Entropy driven stability of chiral single-walled carbon nanotubes

TL;DR

This paper presents a thermodynamic model explaining how entropy influences the stability and chirality of single-walled carbon nanotubes during growth, aiding in the development of selective synthesis methods.

Contribution

It introduces a thermodynamic framework linking interfacial energies, temperature, and nanotube chirality, incorporating entropy effects to predict growth outcomes.

Findings

Chirality can be driven by configurational entropy of the nanotube edge.

Temperature influences the distribution of chiralities during growth.
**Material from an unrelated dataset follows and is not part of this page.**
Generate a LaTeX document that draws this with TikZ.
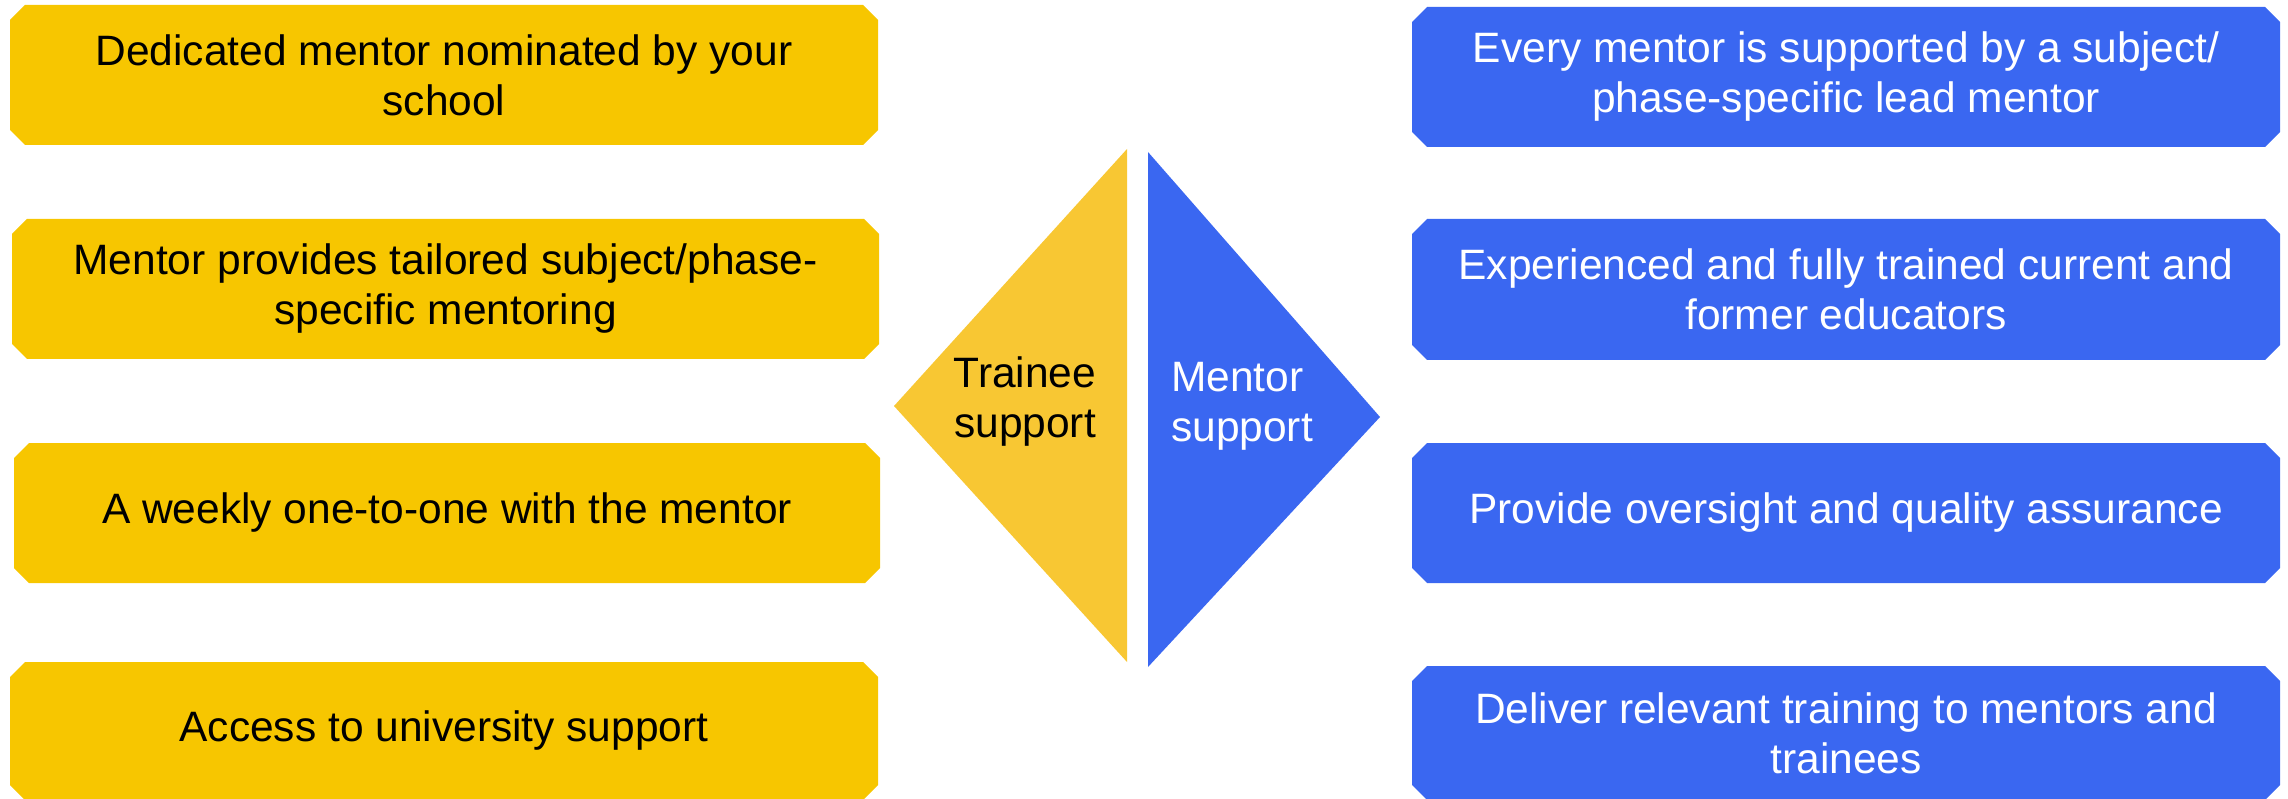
\documentclass[tikz,border=0pt]{standalone}
\usepackage{fontspec}
\setmainfont{Liberation Sans}
\usetikzlibrary{shapes.misc}
\definecolor{gold}{HTML}{F7C600}
\definecolor{goldtri}{HTML}{F8C733}
\definecolor{royal}{HTML}{3A67F1}
\begin{document}
\begin{tikzpicture}[x=1pt,y=-1pt,
  box/.style={chamfered rectangle, chamfered rectangle xsep=7.5pt, chamfered rectangle ysep=7.5pt,
    inner sep=0pt, outer sep=0pt, align=center, minimum width=868pt,
    font=\fontsize{42.5}{50}\selectfont},
  lbox/.style={box, fill=gold, text=black},
  rbox/.style={box, fill=royal, text=white},
  tritext/.style={inner sep=0pt, font=\fontsize{42.5}{50}\selectfont}]
\useasboundingbox (0,0) rectangle (2288,799);
% left column
\node[lbox, minimum height=140pt] (l1) at (444,75) {Dedicated mentor nominated by your\\school};
\node[lbox, minimum height=140pt, minimum width=867pt] (l2) at (445.5,289) {Mentor provides tailored subject/phase-\\specific mentoring};
\node[lbox, minimum height=140pt, minimum width=866pt] (l3) at (447,513) {A weekly one-to-one with the mentor};
\node[lbox, minimum height=138pt] (l4) at (444,731) {Access to university support};
% right column
\node[rbox, minimum height=140pt] (r1) at (1846,77) {Every mentor is supported by a subject/\\phase-specific lead mentor};
\node[rbox, minimum height=141pt] (r2) at (1846,289.5) {Experienced and fully trained current and\\former educators};
\node[rbox, minimum height=140pt] (r3) at (1846,513) {Provide oversight and quality assurance};
\node[rbox, minimum height=134pt] (r4) at (1846,733) {Deliver relevant training to mentors and\\trainees};
% central triangles
\fill[goldtri] (894,406) -- (1127,149) -- (1127,662) -- cycle;
\fill[royal] (1148,152) -- (1380,417) -- (1148,667) -- cycle;
\node[tritext, align=center, text=black] (trainee) at (1025,402) {Trainee\\support};
\node[tritext, align=left, text=white, anchor=west] (mentor) at (1171,406) {Mentor\\support};
\end{tikzpicture}
\end{document}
Structural maps and phase diagrams guide catalyst and parameter selection.

Abstract

Single-walled carbon nanotubes are hollow cylinders, that can grow centimeters long by carbon incorporation at the interface with a catalyst. They display semi-conducting or metallic characteristics, depending on their helicity, that is determined during their growth. To support the quest for a selective synthesis, we develop a thermodynamic model, that relates the tube-catalyst interfacial energies, temperature, and the resulting tube chirality. We show that nanotubes can grow chiral because of the configurational entropy of their nanometer-sized edge, thus explaining experimentally observed temperature evolutions of chiral distributions. Taking the chemical nature of the catalyst into account through interfacial energies, structural maps and phase diagrams are derived, that will guide a rational choice of a catalyst and growth parameters towards a better selectivity.